Instructions for the task: Your task is to count the lines of the entries below that include the word "this" and to give only the resulting number.
-- start Data excerpts --
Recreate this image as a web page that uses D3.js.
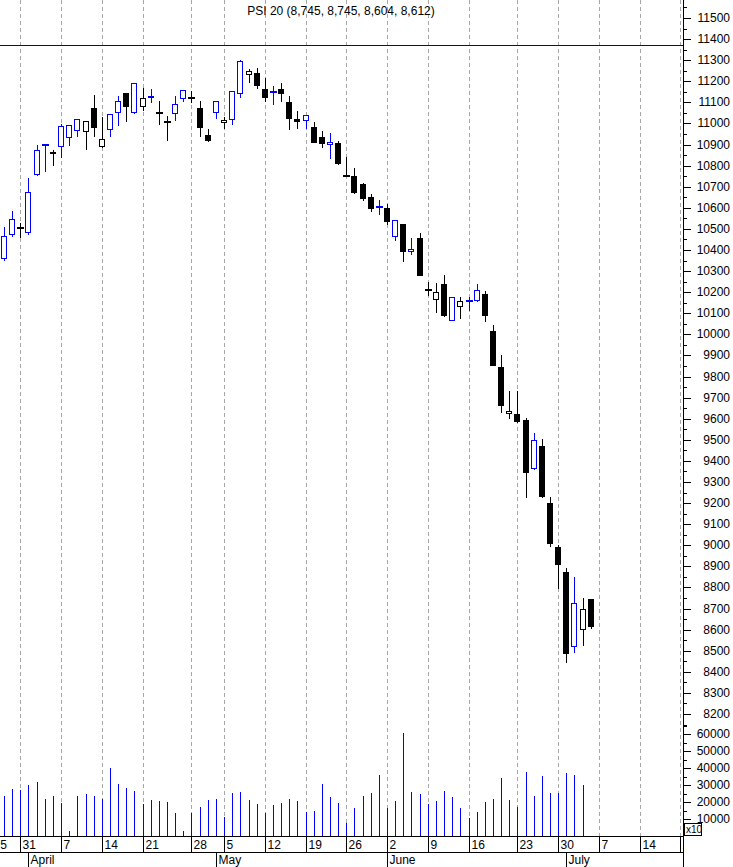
<!DOCTYPE html>
<html><head><meta charset="utf-8">
<script src="https://cdn.jsdelivr.net/npm/d3@7"></script>
<style>
html,body{margin:0;padding:0;background:#fff;overflow:hidden}
svg{display:block;font-family:"Liberation Sans",Arial,sans-serif}
</style></head><body>
<svg id="chart" width="733" height="867"></svg>
<script>
const title = "PSI 20 (8,745, 8,745, 8,604, 8,612)";
const opens  = [10359,10470,10510,10479,10754,10898,10866,10887,10930,10964,10960,11073,10887,10968,11048,11144,11048,11079,11119,11050,11007,11043,11117,11124,11073,10945,11048,11001,11015,11138,11230,11238,11163,11146,11163,11102,11021,11013,10983,10934,10899,10909,10753,10751,10713,10651,10601,10599,10463,10523,10389,10457,10212,10161,10239,10065,10128,10158,10157,10191,10016,9845,9624,9622,9594,9360,9471,9200,8992,8873,8516,8597,8745];
const highs  = [10510,10585,10527,10743,10898,10902,10874,10997,10993,11022,11014,11135,11032,11045,11132,11146,11192,11167,11162,11106,11035,11130,11159,11155,11106,10974,11108,11032,11154,11301,11257,11262,11214,11178,11190,11130,11059,11041,11007,10964,10953,10918,10842,10787,10719,10666,10637,10618,10544,10525,10455,10479,10247,10242,10281,10178,10176,10179,10239,10204,10044,9902,9731,9731,9605,9534,9504,9230,9000,8892,8850,8750,8745];
const lows   = [10348,10460,10455,10469,10750,10771,10800,10835,10895,10934,10874,10937,10885,10937,10988,11008,11045,11060,11096,10993,10918,11013,11103,11096,10937,10913,11020,10972,10991,11119,11193,11162,11103,11088,11103,10969,10974,10972,10905,10885,10833,10803,10745,10666,10634,10582,10567,10519,10444,10345,10378,10276,10183,10103,10084,10063,10073,10112,10155,10057,9848,9629,9600,9578,9226,9358,9226,8993,8793,8443,8491,8524,8604];
const closes = [10466,10546,10503,10674,10874,10900,10854,10987,10991,11020,11012,10980,10925,11043,11108,11079,11190,11122,11132,11046,11003,11091,11157,11120,10980,10918,11106,11016,11152,11296,11249,11179,11122,11149,11138,11023,11008,11039,10909,10903,10912,10808,10749,10672,10643,10596,10603,10534,10542,10392,10403,10278,10208,10202,10087,10176,10158,10161,10209,10088,9850,9660,9637,9586,9344,9498,9230,9006,8908,8484,8726,8696,8612];
const volumes = [23500,27600,27100,30000,31800,21800,23500,19400,3000,23500,24700,23500,21800,40000,30600,28200,26500,19000,21200,20600,20000,13500,3000,13500,17100,21200,21800,11200,25300,25900,21200,18800,13500,18200,19400,21800,20600,14100,14700,30600,22900,19400,7600,16500,23500,25300,35900,16500,20600,60400,25900,24700,18800,20600,26500,22900,16500,10600,14100,20000,21800,34100,21200,17100,37600,23500,35300,25300,25300,37100,35900,30000,0];
const weekTickIndex = [-1.6,2,7,12,17,23,27,32,37,42,47,52,57,63,68,73,78,83];
const weekLabels = ["25","31","7","14","21","28","5","12","19","26","2","9","16","23","30","7","14","21"];
const monthTickIndex = [3,26,47,69];
const monthLabels = ["April","May","June","July"];
const priceLabelValues = d3.range(8200, 11501, 100);
const volumeLabelValues = d3.range(10000, 60001, 10000);
const refLevel = 11372;

const svg = d3.select("#chart");
const AX = 683;       // right axis x
const BASE = 836;     // x-axis top
const BLUE = "#0000ff";

const x = d3.scaleLinear().domain([0, 72]).range([4, 590.8]);
const y = d3.scaleLinear().domain([8200, 11500]).range([714, 18]);
const yv = d3.scaleLinear().domain([0, 60000]).range([BASE, 734]);

const bars = opens.map((o, i) => ({
  i, o, h: highs[i], l: lows[i], c: closes[i], v: volumes[i],
  up: i === 0 ? true : closes[i] >= closes[i - 1]
}));

svg.append("defs").append("clipPath").attr("id", "plotclip")
  .append("rect").attr("x", 0).attr("y", 0).attr("width", AX).attr("height", 867);

// gridlines
svg.append("g").selectAll("line").data(weekTickIndex.filter(t => x(t) > 0)).join("line")
  .attr("x1", d => Math.round(x(d)) + 0.5).attr("x2", d => Math.round(x(d)) + 0.5)
  .attr("y1", 0).attr("y2", BASE)
  .attr("stroke", "#a8a8a8").attr("stroke-width", 1).attr("stroke-dasharray", "4,3");

// reference horizontal line
svg.append("line").attr("x1", 0).attr("x2", AX).attr("y1", Math.round(y(refLevel)) + 0.5).attr("y2", Math.round(y(refLevel)) + 0.5)
  .attr("stroke", "#0000c0").attr("stroke-width", 1);

// title
svg.append("text").attr("x", 341).attr("y", 15).attr("text-anchor", "middle")
  .attr("font-size", 12).attr("fill", "#000").text(title);

// volume bars
svg.append("g").selectAll("rect").data(bars.filter(d => d.v > 0)).join("rect")
  .attr("x", d => Math.round(x(d.i))).attr("width", 1)
  .attr("y", d => Math.round(yv(d.v))).attr("height", d => BASE - Math.round(yv(d.v)))
  .attr("fill", BLUE);

// candles
const cg = svg.append("g");
bars.forEach(d => {
  const col = d.up ? BLUE : "#000";
  const cx = Math.round(x(d.i));
  cg.append("line").attr("x1", cx + 0.5).attr("x2", cx + 0.5)
    .attr("y1", Math.round(y(d.h))).attr("y2", Math.round(y(d.l)))
    .attr("stroke", col).attr("stroke-width", 1);
  const top = Math.round(y(Math.max(d.o, d.c)));
  const bot = Math.round(y(Math.min(d.o, d.c)));
  if (bot - top < 2) {
    const mid = Math.round(y((d.o + d.c) / 2));
    cg.append("rect").attr("x", cx - 3).attr("y", mid - 1).attr("width", 7).attr("height", 2).attr("fill", col);
  } else if (d.c < d.o) {
    cg.append("rect").attr("x", cx - 3).attr("y", top).attr("width", 6).attr("height", bot - top).attr("fill", col);
  } else {
    cg.append("rect").attr("x", cx - 2.5).attr("y", top + 0.5).attr("width", 5).attr("height", bot - top - 1)
      .attr("fill", "#fff").attr("stroke", col).attr("stroke-width", 1);
  }
});

// right axis
svg.append("line").attr("x1", AX + 0.5).attr("x2", AX + 0.5).attr("y1", 0).attr("y2", 867).attr("stroke", "#000");
const ag = svg.append("g");
d3.range(8150, 11600, 50).forEach(v => {
  const yy = Math.round(y(v)) + 0.5;
  const major = v % 100 === 0;
  ag.append("line").attr("x1", AX).attr("x2", AX + (major ? 8 : 4)).attr("y1", yy).attr("y2", yy).attr("stroke", "#000");
});
priceLabelValues.forEach(v => {
  ag.append("text").attr("x", 730).attr("y", Math.round(y(v)) + 4).attr("text-anchor", "end")
    .attr("font-size", 12).text(v);
});
d3.range(5000, 65001, 5000).forEach(v => {
  const yy = Math.round(yv(v)) + 0.5;
  const major = v % 10000 === 0;
  ag.append("line").attr("x1", AX).attr("x2", AX + (major ? 8 : 4)).attr("y1", yy).attr("y2", yy).attr("stroke", "#000");
});
volumeLabelValues.forEach(v => {
  ag.append("text").attr("x", 730).attr("y", Math.round(yv(v)) + 4).attr("text-anchor", "end")
    .attr("font-size", 12).text(v);
});
// x10 box
ag.append("rect").attr("x", 684.5).attr("y", 823.5).attr("width", 17).attr("height", 12)
  .attr("fill", "#fff").attr("stroke", "#000");
ag.append("text").attr("x", 686).attr("y", 833).attr("font-size", 10).text("x10");

// bottom axis
const bg = svg.append("g").attr("clip-path", "url(#plotclip)");
bg.append("line").attr("x1", 0).attr("x2", AX).attr("y1", BASE + 0.5).attr("y2", BASE + 0.5).attr("stroke", "#000");
bg.append("line").attr("x1", 0).attr("x2", AX).attr("y1", 852.5).attr("y2", 852.5).attr("stroke", "#000");
weekTickIndex.forEach((t, k) => {
  const xx = Math.round(x(t)) + 0.5;
  bg.append("line").attr("x1", xx).attr("x2", xx).attr("y1", BASE).attr("y2", 852).attr("stroke", "#000");
  bg.append("text").attr("x", xx + 2).attr("y", 849).attr("font-size", 12).text(weekLabels[k]);
});
monthTickIndex.forEach((t, k) => {
  const xx = Math.round(x(t)) + 0.5;
  bg.append("line").attr("x1", xx).attr("x2", xx).attr("y1", 852).attr("y2", 867).attr("stroke", "#000");
  bg.append("text").attr("x", xx + 2).attr("y", 864).attr("font-size", 12).text(monthLabels[k]);
});
</script>
</body></html>
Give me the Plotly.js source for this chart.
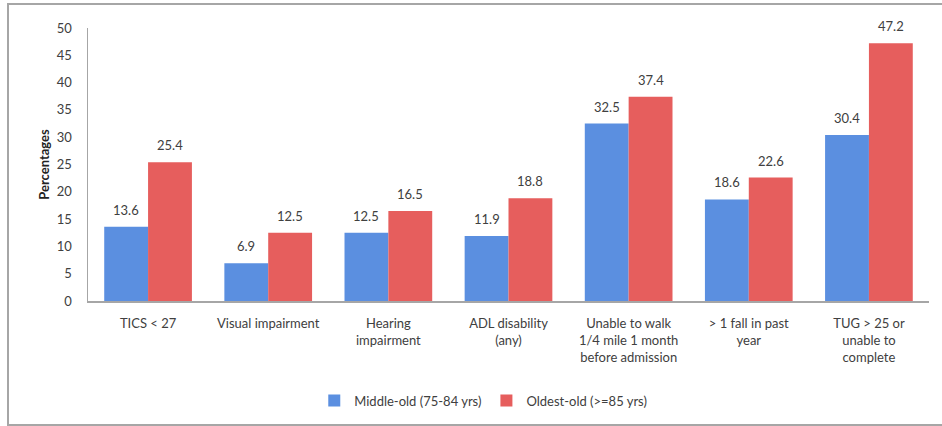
<!DOCTYPE html>
<html>
<head>
<meta charset="utf-8">
<script src="https://cdn.plot.ly/plotly-3.0.1.min.js"></script>
<style>
html,body{margin:0;padding:0;background:#fff;}
#chart{width:942px;height:426px;position:absolute;left:0;top:0;}
#frame{position:absolute;left:7px;top:3px;width:960px;height:419px;border:2px solid #a6a6a6;pointer-events:none;}
</style>
</head>
<body>
<div id="chart"></div>
<div id="frame"></div>
<script>
const categories = [
  "TICS < 27",
  "Visual impairment",
  "Hearing<br>impairment",
  "ADL disability<br>(any)",
  "Unable to walk<br>1/4 mile 1 month<br>before admission",
  "> 1 fall in past<br>year",
  "TUG > 25 or<br>unable to<br>complete"
];
const middleOld = [13.6, 6.9, 12.5, 11.9, 32.5, 18.6, 30.4];
const oldestOld = [25.4, 12.5, 16.5, 18.8, 37.4, 22.6, 47.2];
const seriesNames = ["Middle-old (75-84 yrs)", "Oldest-old (>=85 yrs)"];
const yTicks = [0, 5, 10, 15, 20, 25, 30, 35, 40, 45, 50];

const textFont = {family: "Lato, 'Open Sans', sans-serif", size: 13, color: "#404040"};

const traces = [
  {type: "bar", name: seriesNames[0], x: categories, y: middleOld,
   marker: {color: "#5b8fe0"}, hoverinfo: "x+y"},
  {type: "bar", name: seriesNames[1], x: categories, y: oldestOld,
   marker: {color: "#e65e5d"}, hoverinfo: "x+y"}
];

const plotW = 942 - 88 - 13;
const bargap = 0.27;
const barHalfShift = (plotW / categories.length) * (1 - bargap) / 4;

const annotations = [];
[middleOld, oldestOld].forEach(function (vals, si) {
  vals.forEach(function (v, i) {
    annotations.push({
      x: categories[i], y: v, xref: "x", yref: "y",
      text: v.toFixed(1), showarrow: false,
      xanchor: "center", yanchor: "bottom",
      xshift: si === 0 ? -barHalfShift : barHalfShift, yshift: 7,
      font: textFont
    });
  });
});

const layout = {
  width: 942, height: 426,
  margin: {l: 88, r: 13, t: 28, b: 124},
  paper_bgcolor: "#ffffff", plot_bgcolor: "#ffffff",
  font: textFont,
  barmode: "group", bargap: bargap, bargroupgap: 0,
  showlegend: true,
  legend: {orientation: "h", x: 0.47, xanchor: "center", y: -0.36, yanchor: "middle",
           font: textFont, itemwidth: 30, traceorder: "normal"},
  annotations: annotations,
  xaxis: {
    type: "category", showline: true, linecolor: "#a6a6a6", linewidth: 1.5,
    showgrid: false, ticks: "", tickfont: textFont, ticklabelstandoff: 10,
    automargin: false
  },
  yaxis: {
    range: [0, 50], tickvals: yTicks, showline: true, linecolor: "#a6a6a6", linewidth: 1.5,
    showgrid: false, zeroline: false, ticks: "", tickfont: textFont, ticklabelstandoff: 12,
    title: {text: "<b>Percentages</b>", font: {family: "Lato, 'Open Sans', sans-serif", size: 13, color: "#222"}, standoff: 4},
    automargin: false
  }
};

Plotly.newPlot("chart", traces, layout, {displayModeBar: false, staticPlot: true});
</script>
</body>
</html>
-- end Data excerpts --
Right answer: 2